I Romani e la dignità femminile (Versione latino Valerio Massimo)
I Romani e la dignità femminile
versione latino Valerio Massimo
Quo matronale decus verecundiae munimento tutius esset, in ius vocanti matronam corpus eius adtingere non permiserunt, ut inviolata manus alienae tactu stola relinqueretur....
Traduzione letterale
E perché il decoro matronale fosse più protetto, non permisero a chi citasse una donna in tribunale di sfiorare il suo corpo, affinché la stola rimanesse inviolata al tocco di una mano altrui.
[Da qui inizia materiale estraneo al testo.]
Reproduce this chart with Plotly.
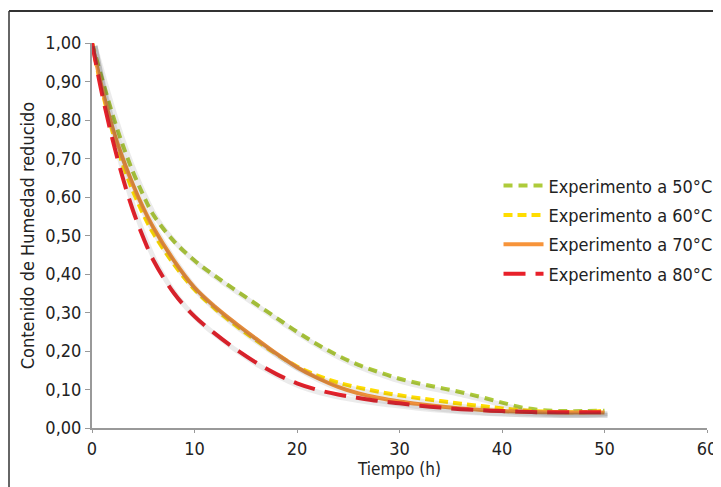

L’uso del vino era, un tempo, ignoto alle donne Romane, naturalmente per evitare che si lasciassero andare in qualcosa indecorosa, perché il grado successivo dell'intemperanza è solito dal padre Libero che si risolve nell'amore illecito;
del resto, perché la loro pudicizia non fosse rigida e fredda, ma fosse mitigata da un moderato modo di affabilità, permettendo i mariti, usavano gioielli d'oro e porpora in abbondanza;
e per rendere più grazioso il loro aspetto si tingevano con grandissima cura i capelli di rosso.
Traduzione libera
Inoltre, perché il decoro delle matrone fosse protetto dal baluardo della pudicizia, fu proibito a chi citasse una donna in tribunale di sfiorarne il corpo, affinché la sua stola rimanesse non tocca da mano altrui.
L'uso del vino era, un tempo, ignoto alle donne romane, naturalmente ad evitare che si lasciassero andare a qualche gesto indecoroso, perché il grado successivo dell'intemperanza che si deve al padre Libero si risolve generalmente nell'amore illecito.
Del resto, perché la loro pudicizia non fosse uggiosa e repellente, ma si accompagnasse ad un moderato fascino femminile - col permesso dei loro mariti usavano gioielli d'oro e porpora a profusione -, per rendere più grazioso il loro aspetto si tingevano accuratamente i capelli di rosso:
infatti allora non si temevano gli sguardi dei seduttori delle mogli altrui, ma c'era reciproco rispetto e pudore tra gli uomini nel guardare le donne e tra le donne nell'essere guardate.